Quote Originally Posted by ckelloug View Post
Greybeard,

I'd think about using water instead of weights in you Mk2 jig. Everybody can measure water but weight takes a scale. You need to go all of the way to failure to find flexural strength while you only need a regular set of weights vs. displacements to find flexural modulus. I'm a bit vague form the diagram about how the needle suspension of the mirror and the adjustments work.
Good point. Perhaps the Mark 3 will have a plastic measuring jug on the beam.
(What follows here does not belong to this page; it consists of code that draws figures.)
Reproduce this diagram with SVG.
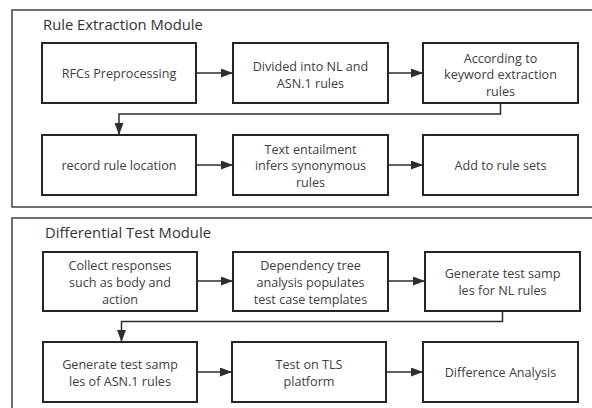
<svg xmlns="http://www.w3.org/2000/svg" width="592" height="408" viewBox="0 0 592 408">
<defs>
<marker id="ah" viewBox="0 0 12 9" refX="12" refY="4.5" markerWidth="12" markerHeight="9" markerUnits="userSpaceOnUse" orient="auto">
<path d="M0,0 L12,4.5 L0,9 Z" fill="#2b2f33"/>
</marker>
<style>
.mod{fill:none;stroke:#3a4148;stroke-width:1.5}
.box{fill:#fff;stroke:#1f262c;stroke-width:2}
.t{font-family:"Open Sans","Noto Sans",sans-serif;font-size:12.6px;fill:#404040;text-anchor:middle}
.title{font-family:"Open Sans","Noto Sans",sans-serif;font-size:14.8px;fill:#333}
.c{fill:none;stroke:#2b2f33;stroke-width:1.5}
</style>
</defs>
<rect width="592" height="408" fill="#fff"/>
<g id="module-rule-extraction">
<rect class="mod" x="12" y="10" width="600" height="197"/>
<text class="title" x="43" y="30">Rule Extraction Module</text>
</g>
<g id="module-differential-test">
<rect class="mod" x="12" y="218" width="600" height="210"/>
<text class="title" x="45" y="238">Differential Test Module</text>
</g>
<g id="connectors">
<line class="c" x1="196" y1="73" x2="233" y2="73" marker-end="url(#ah)"/>
<line class="c" x1="388" y1="73" x2="423" y2="73" marker-end="url(#ah)"/>
<polyline class="c" points="500.5,103 500.5,114 119,114 119,135" marker-end="url(#ah)"/>
<line class="c" x1="196" y1="165" x2="233" y2="165" marker-end="url(#ah)"/>
<line class="c" x1="388" y1="165" x2="423" y2="165" marker-end="url(#ah)"/>
<line class="c" x1="197" y1="281" x2="233" y2="281" marker-end="url(#ah)"/>
<line class="c" x1="388" y1="281" x2="425" y2="281" marker-end="url(#ah)"/>
<polyline class="c" points="502.5,311 502.5,321.5 121.5,321.5 121.5,342" marker-end="url(#ah)"/>
<line class="c" x1="197" y1="372" x2="232" y2="372" marker-end="url(#ah)"/>
<line class="c" x1="386" y1="372" x2="423" y2="372" marker-end="url(#ah)"/>
</g>
<g id="n1"><rect class="box" x="42" y="43" width="154" height="60"/><text class="t" x="119" y="77.5">RFCs Preprocessing</text></g>
<g id="n2"><rect class="box" x="233" y="43" width="155" height="60"/><text class="t" x="310.5" y="71">Divided into NL and</text><text class="t" x="310.5" y="87.5">ASN.1 rules</text></g>
<g id="n3"><rect class="box" x="423" y="43" width="155" height="60"/><text class="t" x="500.5" y="62.5">According to</text><text class="t" x="500.5" y="79">keyword extraction</text><text class="t" x="500.5" y="95.5">rules</text></g>
<g id="n4"><rect class="box" x="42" y="135" width="154" height="60"/><text class="t" x="119" y="169.5">record rule location</text></g>
<g id="n5"><rect class="box" x="233" y="135" width="155" height="60"/><text class="t" x="310.5" y="153.5">Text entailment</text><text class="t" x="310.5" y="170">infers synonymous</text><text class="t" x="310.5" y="186.5">rules</text></g>
<g id="n6"><rect class="box" x="423" y="135" width="155" height="60"/><text class="t" x="500.5" y="169.5">Add to rule sets</text></g>
<g id="n7"><rect class="box" x="43" y="252" width="154" height="59"/><text class="t" x="120" y="269.5">Collect responses</text><text class="t" x="120" y="286.5">such as body and</text><text class="t" x="120" y="303.5">action</text></g>
<g id="n8"><rect class="box" x="233" y="252" width="155" height="59"/><text class="t" x="310.5" y="269.5">Dependency tree</text><text class="t" x="310.5" y="286.5">analysis populates</text><text class="t" x="310.5" y="303.5">test case templates</text></g>
<g id="n9"><rect class="box" x="425" y="252" width="155" height="59"/><text class="t" x="502.5" y="277.5">Generate test samp</text><text class="t" x="502.5" y="294.5">les for NL rules</text></g>
<g id="n10"><rect class="box" x="43" y="342" width="154" height="60"/><text class="t" x="120" y="368.5">Generate test samp</text><text class="t" x="120" y="385.5">les of ASN.1 rules</text></g>
<g id="n11"><rect class="box" x="232" y="342" width="154" height="60"/><text class="t" x="309" y="368.5">Test on TLS</text><text class="t" x="309" y="385.5">platform</text></g>
<g id="n12"><rect class="box" x="423" y="342" width="155" height="60"/><text class="t" x="500.5" y="376.5">Difference Analysis</text></g>
</svg>
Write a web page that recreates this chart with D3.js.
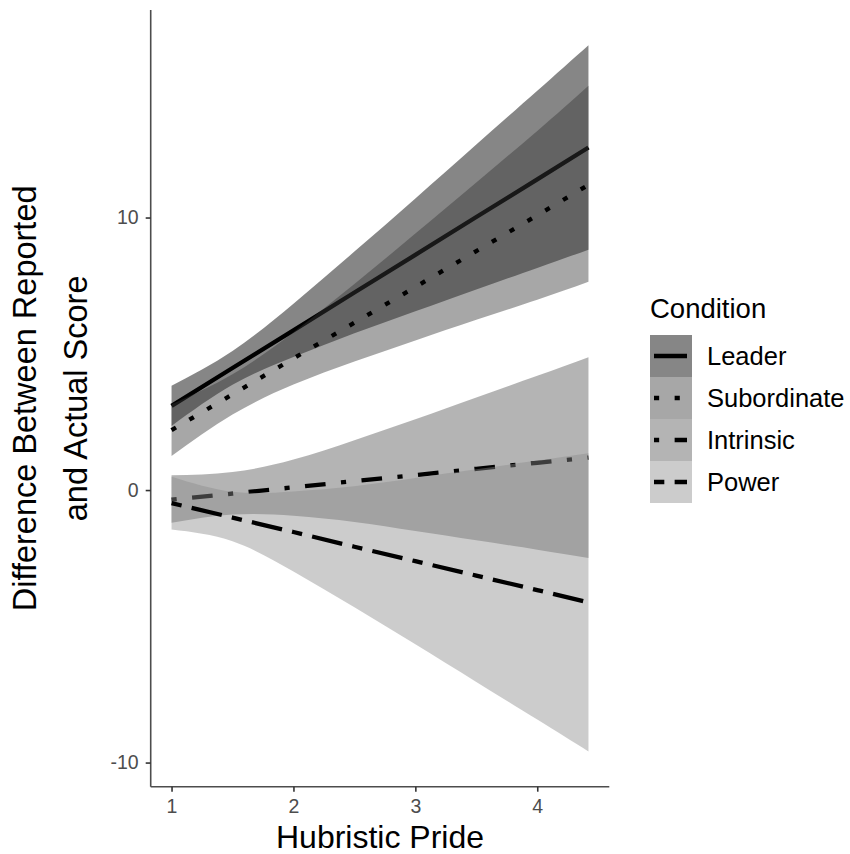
<!DOCTYPE html>
<html lang="en">
<head>
<meta charset="utf-8">
<title>Hubristic Pride</title>
<script src="https://d3js.org/d3.v7.min.js"></script>
<style>
  body { margin: 0; background: #fff; }
  svg { font-family: "Liberation Sans", Arial, Helvetica, sans-serif; }
</style>
</head>
<body>
<svg width="850" height="854"></svg>
<script>

// values
var hubris = [1, 1.5, 2, 2.5, 3, 3.5, 4, 4.42];
var conditions = ["Leader", "Subordinate", "Intrinsic", "Power"];

var leaderFit   = [3.09, 4.48, 5.86, 7.25, 8.63, 10.02, 11.40, 12.57];
var leaderLow   = [2.35, 3.86, 4.88, 5.75, 6.56, 7.36, 8.15, 8.82];
var leaderHigh  = [3.83, 5.10, 6.84, 8.75, 10.70, 12.68, 14.65, 16.32];

var subFit      = [2.20, 3.51, 4.83, 6.14, 7.45, 8.77, 10.08, 11.20];
var subLow      = [1.25, 2.77, 3.87, 4.72, 5.49, 6.25, 6.98, 7.64];
var subHigh     = [3.15, 4.25, 5.79, 7.56, 9.41, 11.29, 13.18, 14.84];

var intrFit     = [-0.35, -0.13, 0.10, 0.33, 0.55, 0.78, 1.00, 1.19];
var intrLow     = [-1.20, -0.90, -0.94, -1.17, -1.50, -1.84, -2.19, -2.49];
var intrHigh    = [0.54, 0.66, 1.12, 1.83, 2.60, 3.40, 4.19, 4.87];

var powFit      = [-0.48, -1.01, -1.54, -2.08, -2.61, -3.14, -3.67, -4.12];
var powLow      = [-1.45, -1.88, -2.99, -4.30, -5.66, -7.04, -8.42, -9.59];
var powHigh     = [0.49, -0.06, -0.05, 0.14, 0.44, 0.76, 1.08, 1.35];

var xTicks = [1, 2, 3, 4];
var yTicks = [-10, 0, 10];

// grey ribbons with alpha, like geom_smooth
var fills    = ["#000000", "#363636", "#545454", "#8a8a8a"];
var alphas   = [0.475, 0.438, 0.438, 0.438];
var u = 5.16; // dash unit
var dashes   = [null, [u, 3*u], [u, 3*u, 4*u, 3*u], [2*u, 2*u, 6*u, 2*u]];

var fits  = [leaderFit, subFit, intrFit, powFit];
var lows  = [leaderLow, subLow, intrLow, powLow];
var highs = [leaderHigh, subHigh, intrHigh, powHigh];

var series = conditions.map(function(c, i) {
  return {
    name: c,
    pts: hubris.map(function(h, j) {
      return {x: h, fit: fits[i][j], lo: lows[i][j], hi: highs[i][j]};
    })
  };
});

var svg = d3.select("svg");
var panel = {left: 150.7, right: 609.3, top: 10, bottom: 786.7};

// ggplot style 5% expansion
function expand(ext) {
  var d = (ext[1] - ext[0]) * 0.05;
  return [ext[0] - d, ext[1] + d];
}
var allY = [].concat.apply([], lows.concat(highs));

var x = d3.scaleLinear().domain(expand(d3.extent(hubris))).range([panel.left, panel.right]);
var y = d3.scaleLinear().domain(expand(d3.extent(allY))).range([panel.bottom, panel.top]);

var area = d3.area()
    .x(function(d) { return x(d.x); })
    .y0(function(d) { return y(d.lo); })
    .y1(function(d) { return y(d.hi); })
    .curve(d3.curveNatural);

var line = d3.line()
    .x(function(d) { return x(d.x); })
    .y(function(d) { return y(d.fit); });

// ribbon then line for each group, in order
var grp = svg.append("g").selectAll("g")
    .data(series)
  .enter().append("g");

grp.append("path")
    .attr("d", function(d) { return area(d.pts); })
    .attr("fill", function(d, i) { return fills[i]; })
    .attr("fill-opacity", function(d, i) { return alphas[i]; });

grp.append("path")
    .attr("d", function(d) { return line(d.pts); })
    .attr("fill", "none")
    .attr("stroke", "#000")
    .attr("stroke-width", 4.3)
    .attr("stroke-dasharray", function(d, i) { return dashes[i] ? dashes[i].join(" ") : null; });

// axes
var fmt = function(d) { return String(d); }; // plain hyphen minus, as in R

var xAxis = svg.append("g")
    .attr("transform", "translate(0," + panel.bottom + ")")
    .call(d3.axisBottom(x).tickValues(xTicks).tickSize(5).tickPadding(4).tickFormat(fmt));
xAxis.select(".domain").attr("d", "M" + panel.left + ",0H" + panel.right);

var yAxis = svg.append("g")
    .attr("transform", "translate(" + panel.left + ",0)")
    .call(d3.axisLeft(y).tickValues(yTicks).tickSize(5).tickPadding(7).tickFormat(fmt));
yAxis.select(".domain").attr("d", "M0," + panel.top + "V" + panel.bottom);

svg.selectAll(".domain").attr("stroke", "#4d4d4d").attr("stroke-width", 1.6);
svg.selectAll(".tick line").attr("stroke", "#333").attr("stroke-width", 1.6);
svg.selectAll(".tick text")
    .attr("fill", "#4d4d4d")
    .style("font-size", "19.5px")
    .style("font-family", "'Liberation Sans', Arial, sans-serif");
xAxis.selectAll(".tick text").attr("dy", "0.9em");

// axis titles
svg.append("text")
    .attr("x", (panel.left + panel.right) / 2)
    .attr("y", 848)
    .attr("text-anchor", "middle")
    .style("font-size", "32px")
    .text("Hubristic Pride");

var yt = svg.append("text")
    .attr("transform", "translate(0," + ((panel.top + panel.bottom) / 2) + ") rotate(-90)")
    .attr("text-anchor", "middle")
    .style("font-size", "32.5px");
yt.append("tspan").attr("x", 0).attr("y", 36).text("Difference Between Reported");
yt.append("tspan").attr("x", 0).attr("y", 87).text("and Actual Score");

// legend
var lg = svg.append("g").attr("transform", "translate(650,0)");
lg.append("text")
    .attr("x", 0).attr("y", 318)
    .style("font-size", "27.5px")
    .text("Condition");

var key = lg.selectAll(".key")
    .data(conditions)
  .enter().append("g")
    .attr("class", "key")
    .attr("transform", function(d, i) { return "translate(0," + (335 + i * 42) + ")"; });

key.append("rect")
    .attr("width", 42).attr("height", 42)
    .attr("fill", "#fff");
key.append("rect")
    .attr("width", 42).attr("height", 42)
    .attr("fill", function(d, i) { return fills[i]; })
    .attr("fill-opacity", function(d, i) { return alphas[i]; });
key.append("line")
    .attr("x1", 4).attr("x2", 37)
    .attr("y1", 21).attr("y2", 21)
    .attr("stroke", "#000")
    .attr("stroke-width", 4.3)
    .attr("stroke-dasharray", function(d, i) { return dashes[i] ? dashes[i].join(" ") : null; });
key.append("text")
    .attr("x", 57).attr("y", 30)
    .style("font-size", "25.5px")
    .text(function(d) { return d; });

</script>
</body>
</html>
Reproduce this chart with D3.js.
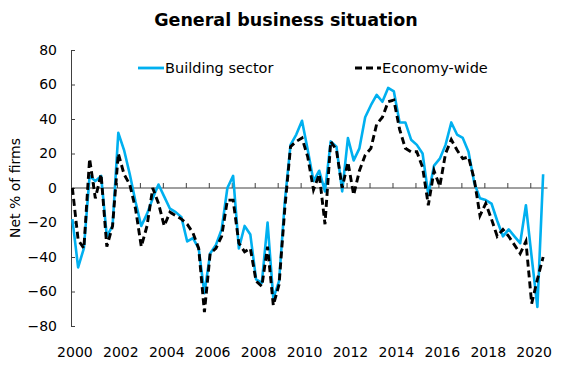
<!DOCTYPE html>
<html>
<head>
<meta charset="utf-8">
<script src="https://cdn.jsdelivr.net/npm/d3@7"></script>
<style>
  body { margin: 0; background: #fff; }
  svg text { font-family: "DejaVu Sans", sans-serif; fill: #000; }
</style>
</head>
<body>
<svg id="chart" width="584" height="365"></svg>
<script>
// quarterly, 2000 Q1 .. 2020 Q3
const startYear = 2000;
const building = [
  -18, -46, -35, 7,   4, 7, -28, -22,   32, 22, 8, -8,   -22, -15, -6, 2,
  -5, -12, -14, -17,  -31, -29, -35, -61,  -38, -33, -24, 0,  7, -35, -22, -27,
  -53, -55, -20, -64, -54, -8, 25, 31,   39, 22, 4, 10,   -2, 27, 24, -2,
  29, 16, 23, 41,   48, 54, 50, 58,   56, 38, 38, 28,   25, 20, -4, 13,
  17, 25, 38, 31,   29, 21, 3, -6,   -7, -9, -19, -28,  -24, -28, -32, -10,
  -40, -69, 8
];
const economy = [
  0, -30, -35, 17,   -6, 8, -34, -22,   20, 8, 2, -12,   -34, -22, 0, -9,
  -22, -14, -16, -18,  -21, -26, -35, -72,  -38, -35, -28, -7,  -7, -32, -37, -35,
  -54, -57, -34, -68,  -56, -12, 24, 27,   29, 18, -1, 8,   -21, 27, 22, 0,
  15, -4, 10, 19,   23, 37, 41, 50,   51, 34, 23, 21,   21, 12, -10, 10,
  1, 20, 28, 22,   17, 18, 5, -16,   -9, -18, -28, -24,  -28, -33, -38, -31,
  -67, -53, -40
];
const yTicks = [80, 60, 40, 20, 0, -20, -40, -60, -80];
const yearLabels = [2000, 2002, 2004, 2006, 2008, 2010, 2012, 2014, 2016, 2018, 2020];
const seriesNames = ['Building sector', 'Economy-wide'];

const svg = d3.select('#chart');
const axisColor = '#404040';

const x = d3.scaleLinear().domain([2000, 2020.75]).range([71, 547.5]);
const y = d3.scaleLinear().domain([-80, 80]).range([326, 50]);

const t = i => startYear + i / 4 + 0.06;

// title
svg.append('text')
  .attr('x', 286).attr('y', 26)
  .attr('text-anchor', 'middle')
  .attr('font-size', 17.5).attr('font-weight', 'bold')
  .text('General business situation');

// y axis
const yAxis = d3.axisLeft(y).tickValues(yTicks).tickSize(-4).tickPadding(14);
const gy = svg.append('g').attr('transform', `translate(${x(2000)},0)`).call(yAxis);
gy.select('.domain').attr('stroke', axisColor);
gy.selectAll('.tick line').attr('stroke', axisColor);
gy.selectAll('.tick text').attr('font-size', 14).attr('font-family', '"DejaVu Sans", sans-serif').attr('fill', '#000');

svg.append('text')
  .attr('transform', `translate(20,${y(0)}) rotate(-90)`)
  .attr('text-anchor', 'middle')
  .attr('font-size', 14)
  .text('Net % of firms');

// x axis along zero
const xAxis = d3.axisTop(x).tickValues(d3.range(2000, 2021)).tickSize(5).tickFormat('');
const gx = svg.append('g').attr('transform', `translate(0,${y(0)})`).call(xAxis);
gx.select('.domain').attr('stroke', axisColor).attr('d', `M${x(2000)},0H${x(2020.75)}`);
gx.selectAll('.tick line').attr('stroke', axisColor);

svg.append('g').selectAll('text')
  .data(yearLabels)
  .enter().append('text')
  .attr('x', d => x(d + 0.17))
  .attr('y', 357)
  .attr('text-anchor', 'middle')
  .attr('font-size', 14)
  .text(d => d);

// lines
const line = d3.line().x((d, i) => x(t(i))).y(d => y(d));

svg.append('path')
  .datum(building)
  .attr('d', line)
  .attr('fill', 'none')
  .attr('stroke', '#00b0f0')
  .attr('stroke-width', 2.6)
  .attr('stroke-linejoin', 'round');

svg.append('path')
  .datum(economy)
  .attr('d', line)
  .attr('fill', 'none')
  .attr('stroke', '#000')
  .attr('stroke-width', 2.9)
  .attr('stroke-dasharray', '7,4');

// legend
const legend = [
  { name: seriesNames[0], x0: 138, color: '#00b0f0', dash: null },
  { name: seriesNames[1], x0: 355, color: '#000', dash: '7,4' }
];
const lg = svg.append('g').selectAll('g').data(legend).enter().append('g')
  .attr('transform', d => `translate(${d.x0},68)`);
lg.append('line')
  .attr('x1', 0).attr('x2', 26).attr('y1', 0).attr('y2', 0)
  .attr('stroke', d => d.color).attr('stroke-width', 2.8)
  .attr('stroke-dasharray', d => d.dash);
lg.append('text')
  .attr('x', 27).attr('y', 5)
  .attr('font-size', 14.5)
  .text(d => d.name);
</script>
</body>
</html>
The beam has a flat end(might be a piece of glass glued on) and the needle is held horizontally against it by the flat leaf spring. At one end of the needle, a small mirror is glued to the needle. As the beam is deflected downwards, the needle rolls and turns the mirror.
It's a device I've used for small deflection measurements before, and works a treat.
The zeroing screw allows you to fine tune the angle of the mirror.
Once you have placed the sample in position, drop the beam on to it.
The leaf spring is then eased away from the beam, and the needle/mirror placed in position. It's roughly positioned by hand, then the reflected laser spot can be "zeroed" with the screw.


Quote Originally Posted by ckelloug View Post
As for the bubble in a vacuum question, like many of your questions it sounds simple but it isn't. These are the questions we learn from as I have from all of your other questions......

I would assume that to first order, you could model the vacuum contribution initially as 14.7psi of pressure equating to a force on a circle the same diameter of the bubble creating an upward force opposed by the weight of the bubble and the weight of the epoxy above it.
Yes, this was all I was looking for, because I did the calculation just like that.
Have I made a mistake here ?
I was considering the case before the air was removed, and took the air pressure to be exerting a force downwards on the bubble proportionate to its diameter.

EDIT
I now realize that as this figure is far greater than the buoyancy figure, all bubbles should sink. (chair) ...Help :drowning:


When I multiplied the buoyancy of the bubble (ie the volume of the bubble times the density of the epoxy) by the 60G gravity the spinning gave me, it didn't amount to anything like the air pressure component opposing it.
Yes of course it helps, but I was expecting the spinning to produce a force an order of magnitude greater than the air pressure.


Quote Originally Posted by ckelloug View Post
All I can say is that I think I'd rather have something under vacuum even with the morass I see above than 5kg of epoxy granite spinning at 600 rpms. The latter should make some nice molded in place architectural molding however.
--Cameron
OK, so now, trying to turn(sorry) a problem into an opportunity, I go back to another idea of spin casting the mix inside plastic pipes, and taking a space frame approach to the machine structure.

Pack the wettish mix into plastic pipe and spin it around its long axis till pre-cured. This, when pushed out of the pipe (could be round or square I suppose), will produce a beam that has air/excess epoxy along the central, neutral axis. I'm not sure how a mixed aggregate will behave, if there will be any exchange of particle distribution, but I think it will give a skin effect of highest density on the outside. Useful ?
It wouldn't take too much ingenuity to fix inserts in place either.